We harness that reaction in a battery by finding 2 dissimilar metals (or carbon) or on opposite sides of the periodic table, one has an electron it’s wanting to give up and one has an electron it wants to gain. The electron is passed through the electrolyte but it causes an imbalance which is resolved by sending a flow of electrons from the negative terminal through the car’s electronics powering it, then to the positive terminal of the battery.

When an empty battery is being charged, all the electrons are on one side of the battery are forced to the other side by applying an electrical charge to the battery terminals. This can be done rapidly at first since it’s like filling an empty parking lot. The electrons flowing through the electrolyte have no problem finding an empty spot, as the battery’s charge starts to increase the spots fill up and charging gets slower and slower.
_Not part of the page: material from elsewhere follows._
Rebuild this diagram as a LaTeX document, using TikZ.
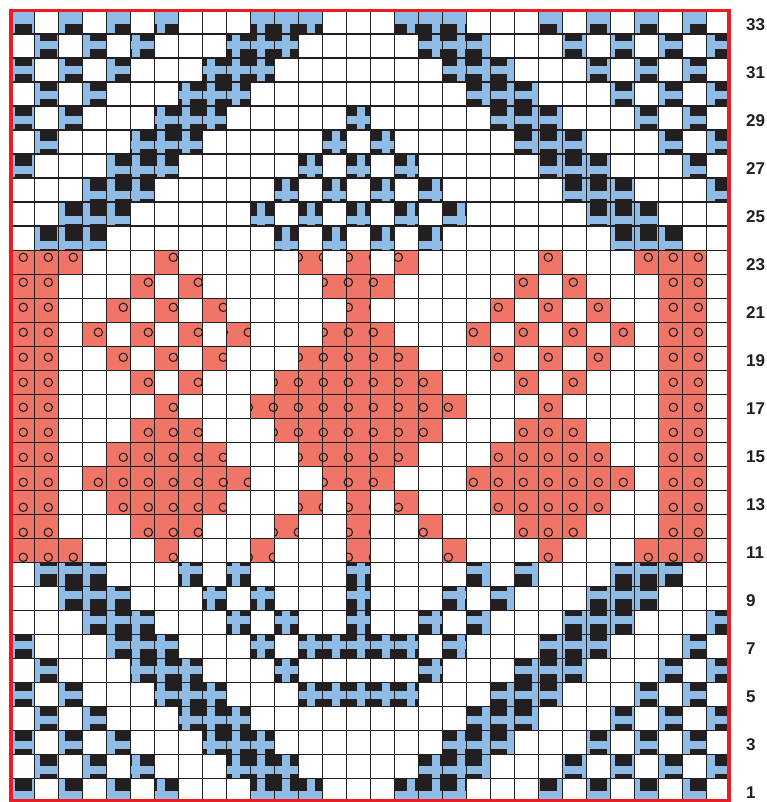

The chemical reaction that takes place during charging and discharging of the battery causes it to heat up; this is the main limiting factor behind charging speed of a battery as heat is what kills it and battery charging controllers will limit the charge rate in order to keep the battery from overheating.

There are lots of battery technologies, lots of battery manufacturers, different battery wiring, different charge controller electronics, different cooling/warming strategy/technology, etc.

Even within the exact same battery technology, there can be slightly different electrolites between different manufacturers.

Due to different wiring and cell types some batteries are actually 360V, some are 450V, this is among those who claim 400V, as obviously some manufacturers use 800V batteries.

Tesla for example is warming the batteries when going to a super charger. It will pull 7kw for a while which doesn’t even go to the battery, but it it used to bring the battery at the optimal temperature for fast charging.